A few years ago, Esteban and Scotty Boom Boom experienced a bit of an obstacle to their home brew hobbying: there was a hops shortage. Hops! Why wasn’t this a major headline in the news as the banks were crumbling? Think of the beer, people! The BEER!
They solved it, much in the way of our pioneer ancestors, by deciding to do it themselves. Scotty rigged a bunch of twenty-foot poles in his backyard (why yes, between the garage parties, the potato cannon and this, he’s the delight of the neighborhood) and strung his hops vines upward, taking full advantage of the southern exposure. Our backyard just wasn’t suited for such a solution (Okay, it probably would have been but I didn’t really want giant poles sunk in concrete in my backyard. I’m funny that way.) but I did agree to the idea of stringing up some grow lines along the side of the garage, the highest point on the house that gets the most sunlight. Bonus? If you squint, it’s almost like we live in a vine-covered abbey in the Scottish highlands.
You have to squint really hard.
Last week, I was in a full-on miserable funk. Things at work were stinky and head-against-desk-bangy and my grandmother got her cancer diagnosis (so beyond not good), and these things had conspired to give me a full-on flutter tummy situation where nothing was sitting right.
One night after work, Esteban asked me if I would help him pick him pick hops. The sun is going down earlier, so he only had about an hour window in which to pick before it got too dark and he had already waited too long so they had to come off stat. I grudgingly grumped outside, after finding a few paper grocery bags (a harder prospect than you would think now that we’ve adopted the practice of using reusables) and we got to work.
Hops are a flower, fragrant like a man’s cologne. They aren’t a pretty flower, probably closer to a very tight clover bud and they are harder than you’d think to pick. They grow up vines but hide like raspberries, and because they are the same color as the surrounding leaves and vines, they merge and blend into the foliage until it’s a maddening blur of green. It is one part harvesting and three parts hunting. You can scour a spot on a vine and declare it plundered and then you turn your back and twenty hops flowers come out of hiding.

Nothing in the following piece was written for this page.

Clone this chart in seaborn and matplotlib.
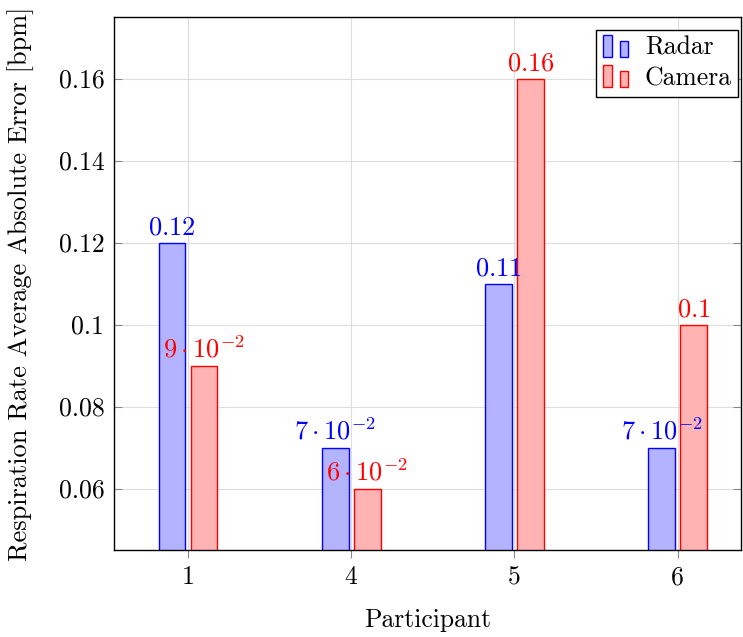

We spent 90 minutes on two vines before it got too dark and the mosquitoes threatened to suck the dog dry. That night, Esteban dreamed of hops and the next night, I was the one urging us to get out there and pick the final and most abundantly flowered vine. It was oddly placating, this picking of hops. I found myself entertaining notions of tearing up the lawn and planting grains, processing malt extract and doing whatever it is you do to cultivate yeast so that Esteban could brew a batch of 50 Foot Locavore beer.
I don’t even LIKE beer, but it was somehow exactly what I needed. Apparently when your inner hippy child is at peace, the rest of you follows.
4 Comments
I completely understand the inner-peace-hippy-child thing. Last week I spent 2 hours picking a bushel of apples in an organic, heirloom apple orchard. I brought them home and cooked apples all day on Labor Day and now have a pantry full of applesauce, apple jam and apple pie filling. Big T came into the kitchen and said, “In all our years together you’ve bought maybe 3 jars of applesauce. What the hell are you doing?” I told him I didn’t know but I was happy. Sending positive thoughts about your Gram. Keep taking that high road, you’ll be glad of it.
I am jealous of your hop growing climate. Much to my husband’s chagrin, we are unable to grow hops here in central Texas.
Then again, I won’t be so jealous when winter comes.
I was just reading a description of the treasure hunting aspect to potato harvesting. I think foraging is deeply satisfying to the early primate within. Also hops picking reminds me of how appealingly it is described in Of Human Bondage.
I’m not surprised that picking them made you feel better. Hops are an old herbal remedy for tension, anxiety and insomnia. My grandma had a little pillow filled with dried hops “for sweet dreams”.